Today I am looking at mining colossus BHP Billiton‘s (LSE: BLT) (NYSE: BBL.US) dividend outlook past 2014.
A risky dividend selection
BHP Billiton boasts an impressive track record of keeping dividends rolling higher even in times of heavy earnings falls. Indeed, the firm has kept the payout rolling at a compound annual growth rate of 9.1% since 2009, even though constant pressure on commodity prices have prompted vast earnings drops during the period.
And City brokers expect BHP Billiton to hike the dividend for the 12 months ending June 2014 6.7% to 123.8 US cents, with an additional 6.2% advance forecast for the following year to 131.5 cents. These prospective payments create meaty yields of 4% and 4.2%, well above the 3.2% FTSE 100 forward average but down on a corresponding reading of 4.2% for the entire mining sector.
The City’s number crunchers expect dividend rises to be underpinned by a strong recovery in earnings, which are anticipated to surge 21% and 7% in 2014 and 2015 correspondingly. This in turn results in robust dividend coverage of 2.2 times predicted earnings, ahead of the generally-considered safety watermark of 2 times.
The picture is not quite as rosy as it would first appear, however, and investors should be alarmed at the rapidly deteriorating state of the firm’s balance sheet.
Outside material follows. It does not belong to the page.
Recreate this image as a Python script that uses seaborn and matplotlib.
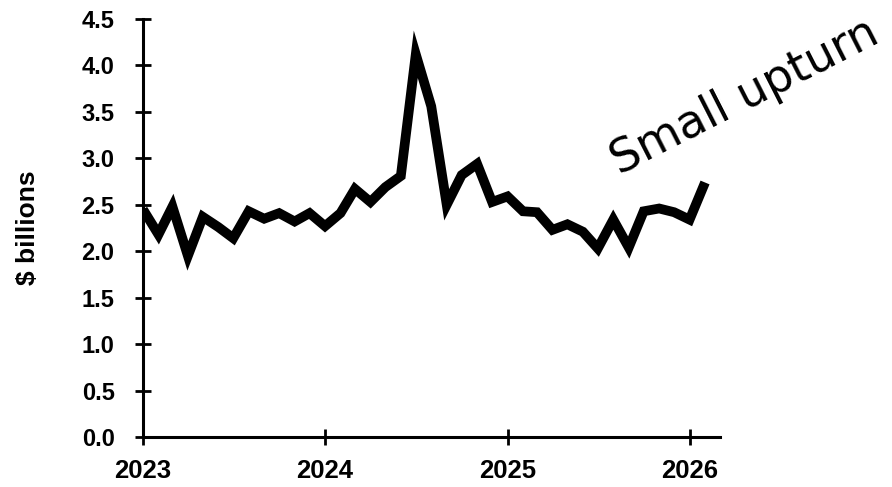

Indeed, the company punched negative free cash flow of £2.1bn in 2013, swinging from a positive reading of £914m in the previous 12-month period.
Of course, the effect of weak commodity prices continues to weigh on the firm’s cash situation, an issue only partially mitigated by the firm’s extensive cost-cutting programme and plans to slash capital expenditure levels incrementally over the coming years. BHP Billiton confirmed in this week’s latest operational report that such outlay will ring in at $16.1bn this year, down substantially from $20.9bn in 2013.
However, the firm also highlighted the increasing problem of oversupply in natural resources markets and consequent problems for commodity prices. BHP Billiton reported that production levels hit record highs across three commodity classes during June-December, with output ramp-ups in Australia driving iron ore output alone to a record 98 million tonnes.
Indeed, Goldman Sachs reported in recent days that it expects the iron ore market to slip into a hefty surplus this year as production ramps up across the globe, and which is likely to worsen in 2015 — this market is responsible for 52% of the firm’s underlying earnings.
But with almost all commodity classes expected to experience gradually worsening supply/demand balances in coming years, a position which could take a hatchet to current earnings forecasts. I believe that the profits outlook for firms across the mining sector — as well as that of dividend growth — are likely to become cloudier in the years ahead.